LSU provides a floor of space in one of its campus buildings. But the governor-elect and his team must rent furniture, get computers and buy office supplies.

"There's going to be a lot of people showing up at the transition office. Somebody's got to greet them, give them a form. But somebody's got to create the form first," Ryder said.

The university bills the governor's transition team for whatever is rented or bought from LSU. To pay those costs plus the expenses of a swearing-in ceremony and inaugural events, someone must fundraise for the transition.
The governor-elect's transition team estimates it needs between $2 million and $3 million to pay for everything before taking office, said Edwards spokeswoman Mary-Patricia Wray.

Since his Nov. 21 victory, Edwards has named his chief of staff, state Sen. Ben Nevers of Bogalusa, and a transition team of six others with an extensive history in state politics, local government and business.

Wray said eight committees are convening privately to recommend cabinet agency chiefs and work on policy plans. Edwards said those committees held their first meetings Tuesday.

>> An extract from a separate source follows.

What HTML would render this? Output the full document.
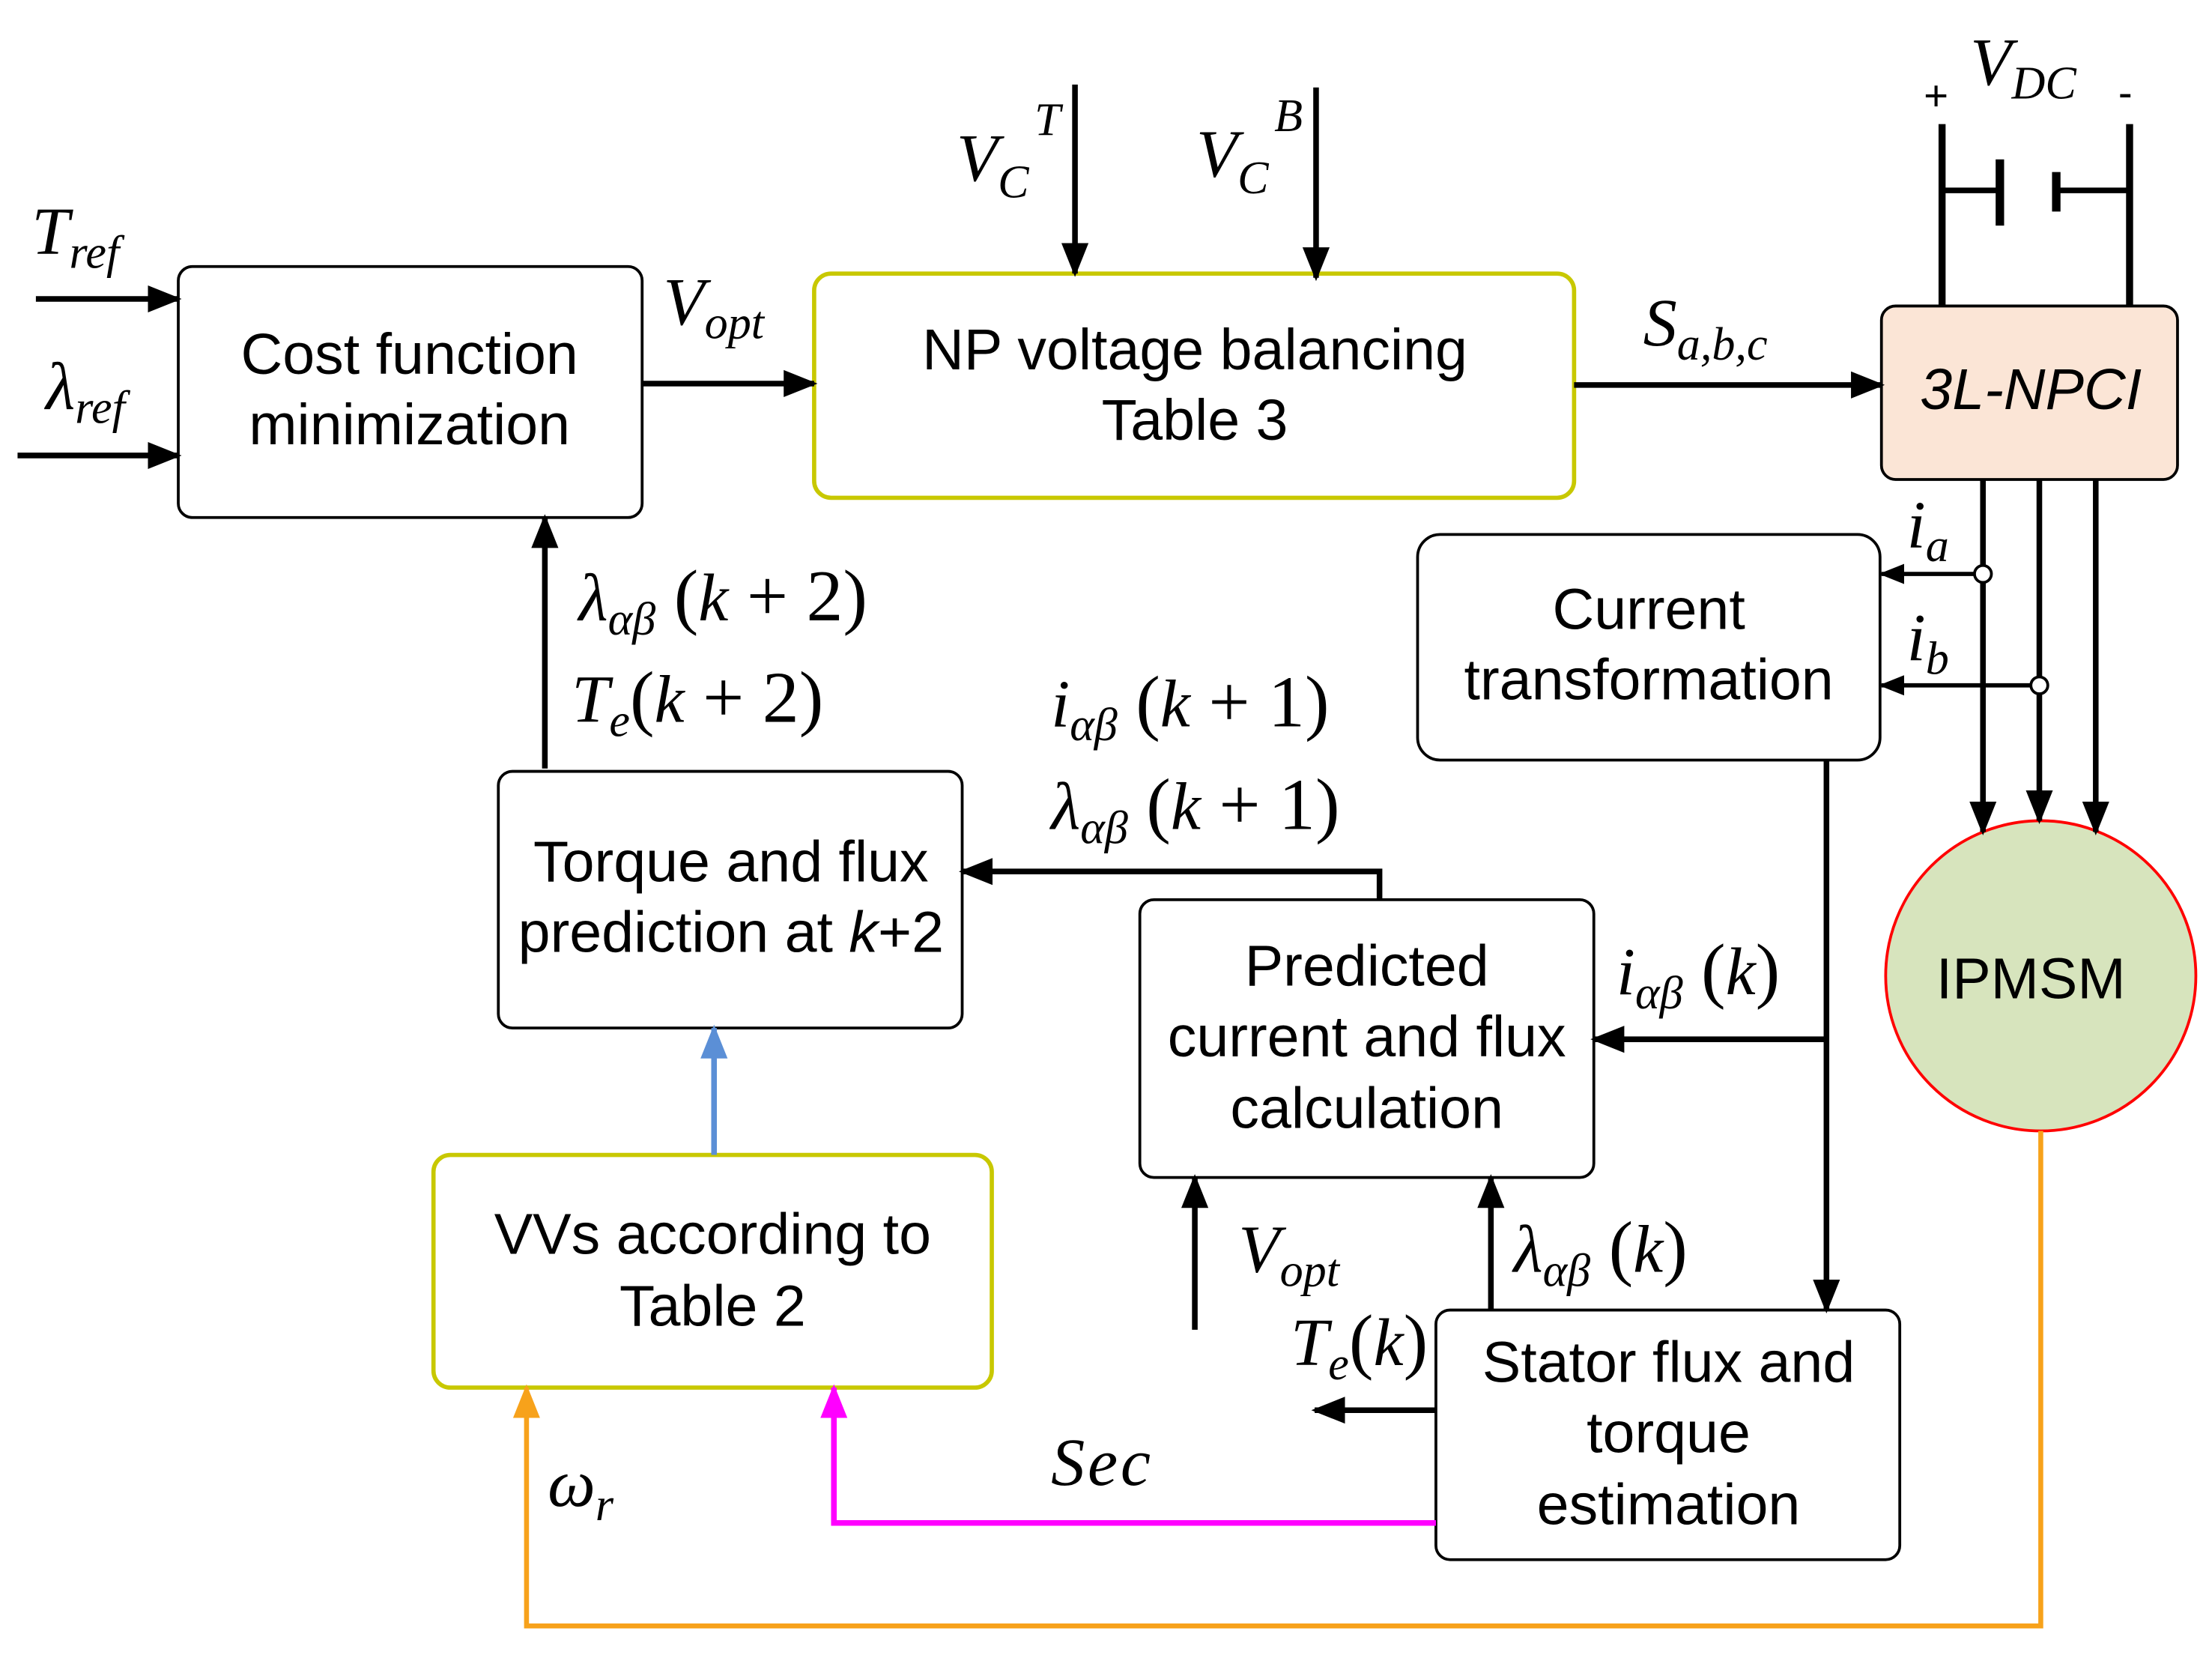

Tyron Picard, a lobbyist who worked as deputy chairman of Democratic former Gov. Kathleen Blanco's transition team, said thousands of resumes pour into the transition office from people seeking everything from secretary positions to spots on boards and commissions.

Blanco received nearly 300 applications for the health secretary job alone, he said.

"As more and more people are hired and decisions are made, it's almost this migration of duties, whereas in the first two weeks almost 100 percent of things are being done by the volunteers that were assembled on election night," Picard said.

The burgeoning Edwards administration also must begin developing a proposal for the 2016-17 state budget, which the governor's Division of Administration must deliver to lawmakers by mid-February.

The governor-elect will be devising the plans for a special legislative session expected in February to rewrite state tax laws and financial policy in an effort to stop the perpetual cycles of budget shortfalls. He's also meeting with lawmakers to work on ideas for the special session and to try to influence decisions on legislative leadership positions.

People involved in past transitions talk of endless work with few days off. Ryder described having "Thanksgiving dropped off in a bag." Waguespack missed LSU's win in the national championship game that year, and gave his ticket to his brother-in-law.